◆ WHAT TO WORK ON
Check each line of the material below for the string "document", then report how many lines have it, and nothing else.

◆ SUPPLIED MATERIAL
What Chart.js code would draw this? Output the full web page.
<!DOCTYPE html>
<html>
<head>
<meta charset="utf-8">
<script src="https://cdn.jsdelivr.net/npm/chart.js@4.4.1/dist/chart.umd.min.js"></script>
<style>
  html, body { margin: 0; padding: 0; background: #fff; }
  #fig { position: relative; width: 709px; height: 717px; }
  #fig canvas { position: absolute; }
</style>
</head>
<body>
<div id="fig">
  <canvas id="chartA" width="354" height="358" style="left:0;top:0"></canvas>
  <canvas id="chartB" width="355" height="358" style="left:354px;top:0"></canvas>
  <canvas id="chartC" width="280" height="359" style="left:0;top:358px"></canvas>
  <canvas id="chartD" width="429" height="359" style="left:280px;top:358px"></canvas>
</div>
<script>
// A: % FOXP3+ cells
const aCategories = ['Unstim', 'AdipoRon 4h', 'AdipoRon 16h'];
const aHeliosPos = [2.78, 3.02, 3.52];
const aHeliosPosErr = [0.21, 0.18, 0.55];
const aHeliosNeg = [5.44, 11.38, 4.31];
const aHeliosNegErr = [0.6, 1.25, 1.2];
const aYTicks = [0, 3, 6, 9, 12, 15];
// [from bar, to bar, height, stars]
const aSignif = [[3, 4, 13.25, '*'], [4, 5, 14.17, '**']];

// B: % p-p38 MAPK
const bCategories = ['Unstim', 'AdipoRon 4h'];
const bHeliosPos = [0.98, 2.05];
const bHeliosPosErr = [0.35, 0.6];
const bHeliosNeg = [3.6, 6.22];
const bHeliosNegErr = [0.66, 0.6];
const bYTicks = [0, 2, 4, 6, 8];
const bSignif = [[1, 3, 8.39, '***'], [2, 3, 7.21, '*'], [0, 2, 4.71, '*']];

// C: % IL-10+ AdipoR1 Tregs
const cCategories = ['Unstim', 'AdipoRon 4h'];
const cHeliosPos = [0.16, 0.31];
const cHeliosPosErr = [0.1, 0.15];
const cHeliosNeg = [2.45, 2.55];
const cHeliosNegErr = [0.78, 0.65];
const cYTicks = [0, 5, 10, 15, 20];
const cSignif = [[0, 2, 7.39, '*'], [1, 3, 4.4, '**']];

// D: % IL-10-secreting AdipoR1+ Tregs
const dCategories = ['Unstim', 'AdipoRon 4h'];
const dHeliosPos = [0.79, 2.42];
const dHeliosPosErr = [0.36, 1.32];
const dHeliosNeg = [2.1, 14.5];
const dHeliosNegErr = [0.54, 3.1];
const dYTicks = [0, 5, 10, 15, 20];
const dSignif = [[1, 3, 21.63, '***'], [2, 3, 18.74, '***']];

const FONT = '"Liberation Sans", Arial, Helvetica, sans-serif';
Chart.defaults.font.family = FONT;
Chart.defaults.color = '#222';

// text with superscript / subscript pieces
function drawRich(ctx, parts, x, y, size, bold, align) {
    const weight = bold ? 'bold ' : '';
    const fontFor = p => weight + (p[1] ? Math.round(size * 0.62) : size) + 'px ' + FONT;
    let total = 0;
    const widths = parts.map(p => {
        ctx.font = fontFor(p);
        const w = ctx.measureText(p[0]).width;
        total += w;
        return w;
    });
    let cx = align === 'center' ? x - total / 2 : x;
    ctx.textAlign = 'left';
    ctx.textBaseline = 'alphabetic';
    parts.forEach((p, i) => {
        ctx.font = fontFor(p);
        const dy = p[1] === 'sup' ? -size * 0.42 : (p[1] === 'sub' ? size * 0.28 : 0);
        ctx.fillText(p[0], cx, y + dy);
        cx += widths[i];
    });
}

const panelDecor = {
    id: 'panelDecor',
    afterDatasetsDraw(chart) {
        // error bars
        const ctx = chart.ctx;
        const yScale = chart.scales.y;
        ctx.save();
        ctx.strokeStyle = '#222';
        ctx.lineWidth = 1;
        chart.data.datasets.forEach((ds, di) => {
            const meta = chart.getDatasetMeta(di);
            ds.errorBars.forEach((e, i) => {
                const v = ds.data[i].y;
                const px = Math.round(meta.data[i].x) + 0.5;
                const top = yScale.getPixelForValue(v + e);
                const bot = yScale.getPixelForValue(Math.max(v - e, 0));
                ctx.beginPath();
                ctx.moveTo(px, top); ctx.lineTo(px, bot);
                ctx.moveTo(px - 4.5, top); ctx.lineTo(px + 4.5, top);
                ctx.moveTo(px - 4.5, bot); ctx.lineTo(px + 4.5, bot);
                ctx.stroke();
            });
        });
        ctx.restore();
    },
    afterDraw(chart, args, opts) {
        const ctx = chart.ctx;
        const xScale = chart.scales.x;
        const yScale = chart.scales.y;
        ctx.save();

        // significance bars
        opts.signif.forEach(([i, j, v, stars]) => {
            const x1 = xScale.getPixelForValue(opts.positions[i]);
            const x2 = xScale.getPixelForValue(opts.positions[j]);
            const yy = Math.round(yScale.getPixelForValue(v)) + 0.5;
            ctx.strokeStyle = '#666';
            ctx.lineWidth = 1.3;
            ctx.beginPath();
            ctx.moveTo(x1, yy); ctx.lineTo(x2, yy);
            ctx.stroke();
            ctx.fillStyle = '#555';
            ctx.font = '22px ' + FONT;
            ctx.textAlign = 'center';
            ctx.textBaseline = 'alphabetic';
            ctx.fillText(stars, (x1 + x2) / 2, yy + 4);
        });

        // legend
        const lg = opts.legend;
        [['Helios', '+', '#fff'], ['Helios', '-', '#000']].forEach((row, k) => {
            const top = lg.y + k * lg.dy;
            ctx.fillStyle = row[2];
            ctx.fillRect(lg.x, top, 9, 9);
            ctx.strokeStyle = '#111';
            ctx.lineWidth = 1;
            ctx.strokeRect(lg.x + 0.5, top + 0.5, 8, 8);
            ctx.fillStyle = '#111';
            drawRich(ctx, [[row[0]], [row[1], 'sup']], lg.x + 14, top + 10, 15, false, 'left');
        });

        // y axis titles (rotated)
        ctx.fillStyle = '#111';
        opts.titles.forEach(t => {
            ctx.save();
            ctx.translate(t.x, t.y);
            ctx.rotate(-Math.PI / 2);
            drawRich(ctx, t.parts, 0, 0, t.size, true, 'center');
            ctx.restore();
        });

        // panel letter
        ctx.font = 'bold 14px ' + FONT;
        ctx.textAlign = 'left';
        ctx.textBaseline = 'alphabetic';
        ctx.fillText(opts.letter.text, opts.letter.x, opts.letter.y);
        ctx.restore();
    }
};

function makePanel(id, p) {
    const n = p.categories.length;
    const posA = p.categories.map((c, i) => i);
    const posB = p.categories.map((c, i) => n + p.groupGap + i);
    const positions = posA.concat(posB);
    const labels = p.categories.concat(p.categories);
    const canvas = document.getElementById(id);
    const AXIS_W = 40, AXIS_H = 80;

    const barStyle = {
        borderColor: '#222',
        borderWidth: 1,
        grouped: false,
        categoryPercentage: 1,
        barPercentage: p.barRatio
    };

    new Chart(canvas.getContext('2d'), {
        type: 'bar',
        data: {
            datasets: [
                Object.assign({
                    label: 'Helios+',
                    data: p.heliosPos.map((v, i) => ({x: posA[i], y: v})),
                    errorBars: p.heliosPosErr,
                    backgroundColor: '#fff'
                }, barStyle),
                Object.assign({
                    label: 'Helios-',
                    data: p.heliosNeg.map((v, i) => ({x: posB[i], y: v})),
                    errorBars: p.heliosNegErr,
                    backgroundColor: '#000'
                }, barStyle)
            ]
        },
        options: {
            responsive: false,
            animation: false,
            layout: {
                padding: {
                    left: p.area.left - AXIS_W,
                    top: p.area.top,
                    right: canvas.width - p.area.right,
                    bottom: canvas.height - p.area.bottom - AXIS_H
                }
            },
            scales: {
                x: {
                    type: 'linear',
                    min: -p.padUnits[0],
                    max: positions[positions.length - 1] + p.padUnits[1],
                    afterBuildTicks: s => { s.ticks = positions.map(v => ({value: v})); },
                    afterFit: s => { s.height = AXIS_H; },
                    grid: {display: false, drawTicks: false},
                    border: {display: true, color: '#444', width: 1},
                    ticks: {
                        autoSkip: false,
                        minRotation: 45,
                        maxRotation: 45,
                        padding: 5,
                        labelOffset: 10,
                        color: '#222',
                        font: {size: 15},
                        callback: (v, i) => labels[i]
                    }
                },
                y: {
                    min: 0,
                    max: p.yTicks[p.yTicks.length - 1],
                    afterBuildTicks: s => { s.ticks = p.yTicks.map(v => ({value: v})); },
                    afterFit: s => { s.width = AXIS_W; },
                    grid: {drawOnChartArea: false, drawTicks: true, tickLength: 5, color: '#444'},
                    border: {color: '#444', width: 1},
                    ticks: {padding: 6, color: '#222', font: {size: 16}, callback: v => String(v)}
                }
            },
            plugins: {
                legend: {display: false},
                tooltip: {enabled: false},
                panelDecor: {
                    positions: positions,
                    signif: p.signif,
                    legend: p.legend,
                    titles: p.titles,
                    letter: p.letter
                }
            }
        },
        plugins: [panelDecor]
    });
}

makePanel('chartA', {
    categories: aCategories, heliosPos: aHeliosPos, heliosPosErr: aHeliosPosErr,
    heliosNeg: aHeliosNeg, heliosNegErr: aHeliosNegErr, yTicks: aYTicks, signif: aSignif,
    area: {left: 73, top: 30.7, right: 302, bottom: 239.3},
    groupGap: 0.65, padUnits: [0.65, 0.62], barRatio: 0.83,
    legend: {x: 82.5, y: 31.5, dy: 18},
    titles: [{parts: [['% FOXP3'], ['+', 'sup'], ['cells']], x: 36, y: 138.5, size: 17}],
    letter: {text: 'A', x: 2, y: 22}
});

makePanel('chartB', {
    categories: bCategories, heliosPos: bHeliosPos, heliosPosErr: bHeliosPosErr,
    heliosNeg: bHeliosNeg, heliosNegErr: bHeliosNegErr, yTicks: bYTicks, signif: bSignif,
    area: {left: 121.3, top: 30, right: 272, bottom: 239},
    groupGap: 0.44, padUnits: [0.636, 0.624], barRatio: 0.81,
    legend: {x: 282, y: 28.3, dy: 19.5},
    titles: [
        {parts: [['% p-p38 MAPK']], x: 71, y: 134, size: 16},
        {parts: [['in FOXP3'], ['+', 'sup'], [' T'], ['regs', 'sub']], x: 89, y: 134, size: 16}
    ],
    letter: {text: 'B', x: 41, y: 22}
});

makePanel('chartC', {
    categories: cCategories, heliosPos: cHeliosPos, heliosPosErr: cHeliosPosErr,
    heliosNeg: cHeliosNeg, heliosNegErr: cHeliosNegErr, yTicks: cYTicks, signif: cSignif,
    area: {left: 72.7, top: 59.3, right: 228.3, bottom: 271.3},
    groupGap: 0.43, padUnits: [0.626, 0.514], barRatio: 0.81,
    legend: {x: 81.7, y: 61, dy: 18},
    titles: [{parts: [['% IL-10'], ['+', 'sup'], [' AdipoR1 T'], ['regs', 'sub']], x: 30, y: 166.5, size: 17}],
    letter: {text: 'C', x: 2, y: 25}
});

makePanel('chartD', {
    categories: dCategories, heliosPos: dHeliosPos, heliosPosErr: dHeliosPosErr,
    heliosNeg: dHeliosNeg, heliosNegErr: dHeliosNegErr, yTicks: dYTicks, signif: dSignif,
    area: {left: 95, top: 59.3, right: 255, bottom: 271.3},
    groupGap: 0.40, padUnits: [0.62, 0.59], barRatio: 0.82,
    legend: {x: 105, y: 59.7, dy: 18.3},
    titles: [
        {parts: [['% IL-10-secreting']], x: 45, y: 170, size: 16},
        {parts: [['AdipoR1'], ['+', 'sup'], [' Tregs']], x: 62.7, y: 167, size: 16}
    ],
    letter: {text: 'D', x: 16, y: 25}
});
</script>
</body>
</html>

...

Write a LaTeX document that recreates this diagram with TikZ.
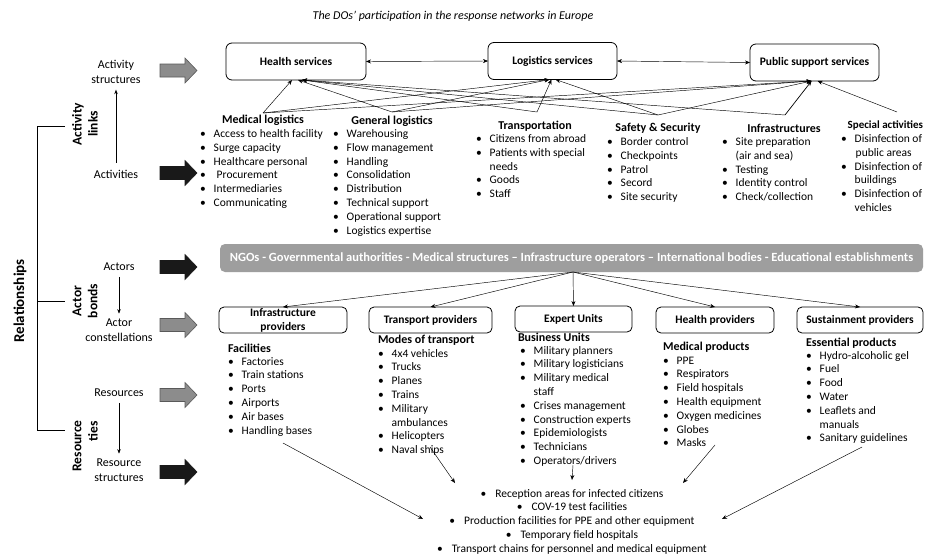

◆ RESPONSE TO THIS EXERCISE
2